[THE EXERCISE] Restate the whole of the material. Keep every word, and drop the pictures.

[MATERIAL]
____________

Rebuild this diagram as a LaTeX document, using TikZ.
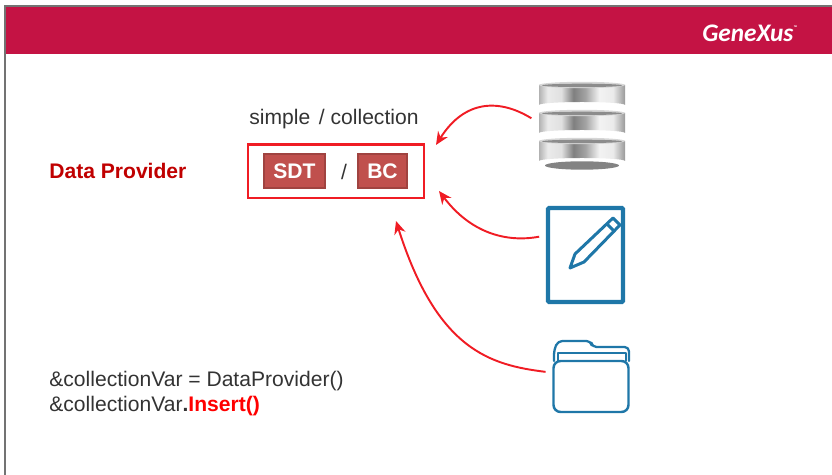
\documentclass[tikz,border=0pt,12pt]{standalone}
\usepackage{fontspec}
\setmainfont{Liberation Sans}
\newfontfamily\logofont{Carlito}
\usetikzlibrary{arrows.meta}
\definecolor{headerred}{HTML}{C41344}
\definecolor{framered}{HTML}{F01C24}
\definecolor{tagred}{HTML}{C0504D}
\definecolor{tagedge}{HTML}{A04340}
\definecolor{titlered}{HTML}{C00000}
\definecolor{icon}{HTML}{1F77A8}
\definecolor{textgray}{HTML}{333333}
\pgfdeclarehorizontalshading{discmetal}{100bp}{
  color(0bp)=(black!30); color(25bp)=(black!30); color(30bp)=(black!8); color(38bp)=(black!12);
  color(45bp)=(black!50); color(52bp)=(black!36); color(60bp)=(black!5); color(68bp)=(black!8);
  color(75bp)=(black!40); color(100bp)=(black!40)}
\tikzset{
  flow/.style={draw=framered, line width=1.1pt, -{Stealth[length=2.6mm,width=2.3mm]}},
  tag/.style={draw=tagedge, fill=tagred, text=white, font=\bfseries, line width=0.6pt, inner sep=0pt, outer sep=0pt},
  body/.style={text=textgray, anchor=base west, inner sep=0pt},
  iconline/.style={draw=icon, line join=round, line cap=round}
}
\begin{document}
\begin{tikzpicture}[x=0.02cm, y=-0.02cm]
  \useasboundingbox (0,0) rectangle (832,475);
  % header
  \fill[black!55] (4,5) rectangle (832,7);
  \fill[black!55] (4,5) rectangle (6,475);
  \fill[headerred] (6,7) rectangle (832,54);
  \node[text=white, font=\logofont\itshape\bfseries\fontsize{14.4}{17}\selectfont, anchor=base west, inner sep=0pt] (logo) at (702,42) {GeneXus\raisebox{1.05ex}{\fontsize{3}{3}\selectfont\texttrademark}};
  % left side
  \node[body, text=titlered, font=\bfseries] (title) at (49,179) {Data Provider};
  \node[body] (kinds) at (249,124.5) {simple\hspace{1.6pt} / collection};
  \node[draw=framered, line width=1.15pt, minimum width=3.52cm, minimum height=1.08cm, inner sep=0pt, outer sep=0pt] (frame) at (336,171.5) {};
  \node[tag, minimum width=1.22cm, minimum height=0.68cm] (sdt) at (294.5,171) {SDT};
  \node[text=textgray, inner sep=0pt] (slash) at (344,172) {/};
  \node[tag, minimum width=0.98cm, minimum height=0.68cm] (bc) at (382.5,171) {BC};
  \node[body] (callline) at (49,386.5) {\&collectionVar = DataProvider()};
  \node[body] (insertline) at (49,411.5) {\&collectionVar\textbf{.}\textcolor{red}{\textbf{Insert()}}};
  % database
  \node[minimum width=1.72cm, minimum height=1.7cm, inner sep=0pt, outer sep=0pt] (db) at (582,124.5) {};
  \fill[black!65, opacity=0.75] (582,165.5) ellipse (37 and 4.2);
  \foreach \y in {0,28,56} {
    \shade[shading=discmetal] (539,85+\y) -- (539,105+\y) arc[start angle=180, end angle=360, x radius=43, y radius=3] -- (625,85+\y) -- cycle;
    \fill[black!16] (582,85+\y) ellipse (43 and 3.2);
    \fill[black!45] (582,85.4+\y) ellipse (40 and 1.7);
  }
  % sheet with pencil
  \node[draw=icon, line width=2.3pt, rounded corners=0.5pt, minimum width=1.5cm, minimum height=1.88cm, inner sep=0pt, outer sep=0pt] (sheet) at (585.5,255) {};
  \draw[iconline, line width=1.7pt] (570,268) -- (575,254) -- (613,218) -- (620,225) -- (584,262) -- cycle;
  \draw[iconline, line width=1.7pt] (607,224) -- (614,231);
  % folder
  \node[draw=icon, line width=1.4pt, rounded corners=4pt, minimum width=1.5cm, minimum height=1.02cm, inner sep=0pt, outer sep=0pt] (folder) at (591,386.5) {};
  \draw[iconline, line width=1.3pt, rounded corners=2.5pt] (554,361) -- (554,350) -- (558,341) -- (591,341) -- (592,347) -- (629,347) -- (629,361);
  \draw[iconline, line width=1.1pt] (558,361) -- (558,353) -- (626,353) -- (626,361);
  % arrows
  \coordinate (tipdb) at (436,145);
  \coordinate (tipsheet) at (439,191);
  \coordinate (tipfolder) at (396,221);
  \draw[flow, shorten <=0.18cm] (db.178) .. controls (500,99) and (465,99) .. (tipdb);
  \draw[flow, shorten <=0.18cm] (sheet.152) .. controls (505,243) and (470,232) .. (tipsheet);
  \draw[flow, shorten <=0.16cm] (folder.160) .. controls (490,365) and (437,350) .. (tipfolder);
\end{tikzpicture}
\end{document}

____________

[PROBLEM SOLUTION]
Rebuild this diagram as a LaTeX document, using TikZ.
\documentclass[tikz,border=0pt,12pt]{standalone}
\usepackage{fontspec}
\setmainfont{Liberation Sans}
\newfontfamily\logofont{Carlito}
\usetikzlibrary{arrows.meta}
\definecolor{headerred}{HTML}{C41344}
\definecolor{framered}{HTML}{F01C24}
\definecolor{tagred}{HTML}{C0504D}
\definecolor{tagedge}{HTML}{A04340}
\definecolor{titlered}{HTML}{C00000}
\definecolor{icon}{HTML}{1F77A8}
\definecolor{textgray}{HTML}{333333}
\pgfdeclarehorizontalshading{discmetal}{100bp}{
  color(0bp)=(black!30); color(25bp)=(black!30); color(30bp)=(black!8); color(38bp)=(black!12);
  color(45bp)=(black!50); color(52bp)=(black!36); color(60bp)=(black!5); color(68bp)=(black!8);
  color(75bp)=(black!40); color(100bp)=(black!40)}
\tikzset{
  flow/.style={draw=framered, line width=1.1pt, -{Stealth[length=2.6mm,width=2.3mm]}},
  tag/.style={draw=tagedge, fill=tagred, text=white, font=\bfseries, line width=0.6pt, inner sep=0pt, outer sep=0pt},
  body/.style={text=textgray, anchor=base west, inner sep=0pt},
  iconline/.style={draw=icon, line join=round, line cap=round}
}
\begin{document}
\begin{tikzpicture}[x=0.02cm, y=-0.02cm]
  \useasboundingbox (0,0) rectangle (832,475);
  % header
  \fill[black!55] (4,5) rectangle (832,7);
  \fill[black!55] (4,5) rectangle (6,475);
  \fill[headerred] (6,7) rectangle (832,54);
  \node[text=white, font=\logofont\itshape\bfseries\fontsize{14.4}{17}\selectfont, anchor=base west, inner sep=0pt] (logo) at (702,42) {GeneXus\raisebox{1.05ex}{\fontsize{3}{3}\selectfont\texttrademark}};
  % left side
  \node[body, text=titlered, font=\bfseries] (title) at (49,179) {Data Provider};
  \node[body] (kinds) at (249,124.5) {simple\hspace{1.6pt} / collection};
  \node[draw=framered, line width=1.15pt, minimum width=3.52cm, minimum height=1.08cm, inner sep=0pt, outer sep=0pt] (frame) at (336,171.5) {};
  \node[tag, minimum width=1.22cm, minimum height=0.68cm] (sdt) at (294.5,171) {SDT};
  \node[text=textgray, inner sep=0pt] (slash) at (344,172) {/};
  \node[tag, minimum width=0.98cm, minimum height=0.68cm] (bc) at (382.5,171) {BC};
  \node[body] (callline) at (49,386.5) {\&collectionVar = DataProvider()};
  \node[body] (insertline) at (49,411.5) {\&collectionVar\textbf{.}\textcolor{red}{\textbf{Insert()}}};
  % database
  \node[minimum width=1.72cm, minimum height=1.7cm, inner sep=0pt, outer sep=0pt] (db) at (582,124.5) {};
  \fill[black!65, opacity=0.75] (582,165.5) ellipse (37 and 4.2);
  \foreach \y in {0,28,56} {
    \shade[shading=discmetal] (539,85+\y) -- (539,105+\y) arc[start angle=180, end angle=360, x radius=43, y radius=3] -- (625,85+\y) -- cycle;
    \fill[black!16] (582,85+\y) ellipse (43 and 3.2);
    \fill[black!45] (582,85.4+\y) ellipse (40 and 1.7);
  }
  % sheet with pencil
  \node[draw=icon, line width=2.3pt, rounded corners=0.5pt, minimum width=1.5cm, minimum height=1.88cm, inner sep=0pt, outer sep=0pt] (sheet) at (585.5,255) {};
  \draw[iconline, line width=1.7pt] (570,268) -- (575,254) -- (613,218) -- (620,225) -- (584,262) -- cycle;
  \draw[iconline, line width=1.7pt] (607,224) -- (614,231);
  % folder
  \node[draw=icon, line width=1.4pt, rounded corners=4pt, minimum width=1.5cm, minimum height=1.02cm, inner sep=0pt, outer sep=0pt] (folder) at (591,386.5) {};
  \draw[iconline, line width=1.3pt, rounded corners=2.5pt] (554,361) -- (554,350) -- (558,341) -- (591,341) -- (592,347) -- (629,347) -- (629,361);
  \draw[iconline, line width=1.1pt] (558,361) -- (558,353) -- (626,353) -- (626,361);
  % arrows
  \coordinate (tipdb) at (436,145);
  \coordinate (tipsheet) at (439,191);
  \coordinate (tipfolder) at (396,221);
  \draw[flow, shorten <=0.18cm] (db.178) .. controls (500,99) and (465,99) .. (tipdb);
  \draw[flow, shorten <=0.18cm] (sheet.152) .. controls (505,243) and (470,232) .. (tipsheet);
  \draw[flow, shorten <=0.16cm] (folder.160) .. controls (490,365) and (437,350) .. (tipfolder);
\end{tikzpicture}
\end{document}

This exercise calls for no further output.